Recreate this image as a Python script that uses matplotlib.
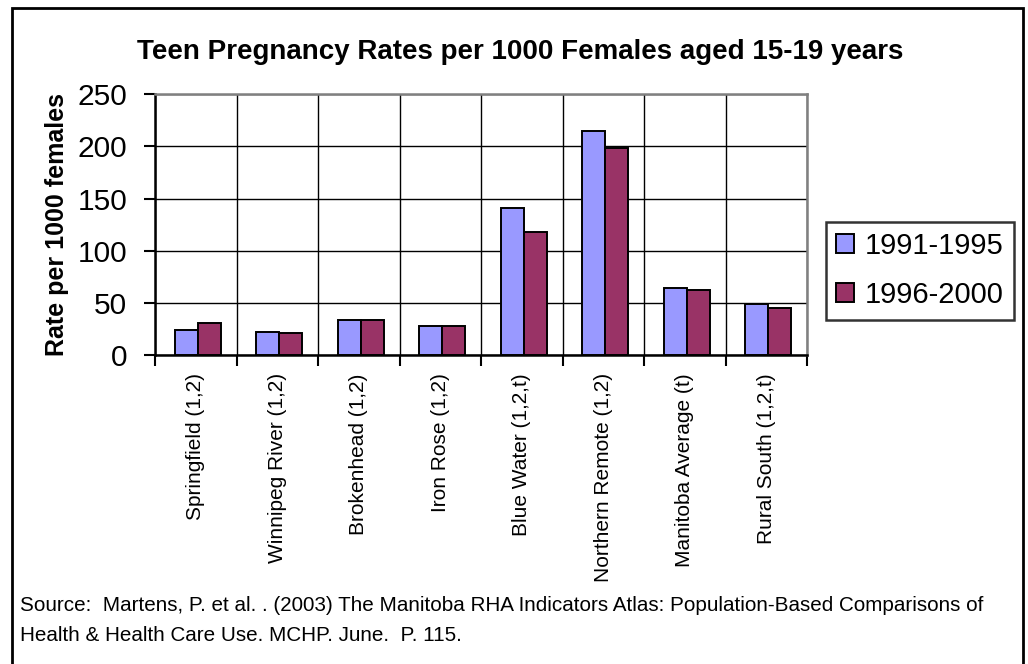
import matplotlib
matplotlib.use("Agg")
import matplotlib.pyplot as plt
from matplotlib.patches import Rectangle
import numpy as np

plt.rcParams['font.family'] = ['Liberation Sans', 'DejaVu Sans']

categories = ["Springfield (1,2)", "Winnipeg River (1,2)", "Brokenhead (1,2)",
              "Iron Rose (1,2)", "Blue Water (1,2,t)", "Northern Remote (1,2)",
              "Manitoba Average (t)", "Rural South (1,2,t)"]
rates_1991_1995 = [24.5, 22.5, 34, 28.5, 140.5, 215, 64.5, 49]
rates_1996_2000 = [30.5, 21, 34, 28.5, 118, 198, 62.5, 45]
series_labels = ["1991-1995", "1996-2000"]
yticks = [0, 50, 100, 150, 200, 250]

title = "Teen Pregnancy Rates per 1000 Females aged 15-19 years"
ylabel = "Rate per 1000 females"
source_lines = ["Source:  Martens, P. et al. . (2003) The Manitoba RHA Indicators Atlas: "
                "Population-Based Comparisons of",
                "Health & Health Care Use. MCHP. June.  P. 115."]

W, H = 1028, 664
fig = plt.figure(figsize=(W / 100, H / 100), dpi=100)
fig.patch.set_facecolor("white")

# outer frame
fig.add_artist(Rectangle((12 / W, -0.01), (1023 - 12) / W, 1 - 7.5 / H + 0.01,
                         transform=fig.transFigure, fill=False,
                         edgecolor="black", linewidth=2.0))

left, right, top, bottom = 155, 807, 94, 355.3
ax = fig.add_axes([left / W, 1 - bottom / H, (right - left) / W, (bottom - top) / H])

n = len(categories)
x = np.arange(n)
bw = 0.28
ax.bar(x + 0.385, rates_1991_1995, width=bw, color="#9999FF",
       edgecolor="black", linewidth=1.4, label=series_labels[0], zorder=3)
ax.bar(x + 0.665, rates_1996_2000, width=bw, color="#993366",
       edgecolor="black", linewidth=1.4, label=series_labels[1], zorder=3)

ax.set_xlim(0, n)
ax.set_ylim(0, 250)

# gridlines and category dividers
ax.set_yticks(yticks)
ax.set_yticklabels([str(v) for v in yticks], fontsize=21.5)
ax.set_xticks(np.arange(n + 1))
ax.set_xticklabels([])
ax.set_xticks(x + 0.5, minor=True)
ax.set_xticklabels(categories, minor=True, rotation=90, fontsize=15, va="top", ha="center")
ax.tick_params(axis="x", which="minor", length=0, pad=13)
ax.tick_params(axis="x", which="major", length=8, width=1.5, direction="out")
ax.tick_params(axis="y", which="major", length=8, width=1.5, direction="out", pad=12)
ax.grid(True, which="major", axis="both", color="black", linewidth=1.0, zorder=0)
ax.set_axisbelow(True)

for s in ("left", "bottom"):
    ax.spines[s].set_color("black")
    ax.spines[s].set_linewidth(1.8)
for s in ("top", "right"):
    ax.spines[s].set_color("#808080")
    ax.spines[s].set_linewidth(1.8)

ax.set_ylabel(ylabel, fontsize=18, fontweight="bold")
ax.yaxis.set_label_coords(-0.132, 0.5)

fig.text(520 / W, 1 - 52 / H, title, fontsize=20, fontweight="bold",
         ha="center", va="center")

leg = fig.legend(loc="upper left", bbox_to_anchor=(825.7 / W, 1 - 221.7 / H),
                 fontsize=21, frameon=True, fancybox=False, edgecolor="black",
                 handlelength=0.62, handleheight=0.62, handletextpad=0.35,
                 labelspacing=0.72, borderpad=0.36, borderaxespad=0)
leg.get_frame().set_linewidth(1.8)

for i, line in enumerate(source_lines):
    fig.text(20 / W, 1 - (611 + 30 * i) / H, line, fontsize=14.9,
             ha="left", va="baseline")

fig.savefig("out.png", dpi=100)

---

**Given request:** Filter out every line that lacks the word "matplotlib", and copy the rest.

**Solution for this problem:**
Recreate this image as a Python script that uses matplotlib.
import matplotlib
matplotlib.use("Agg")
import matplotlib.pyplot as plt
from matplotlib.patches import Rectangle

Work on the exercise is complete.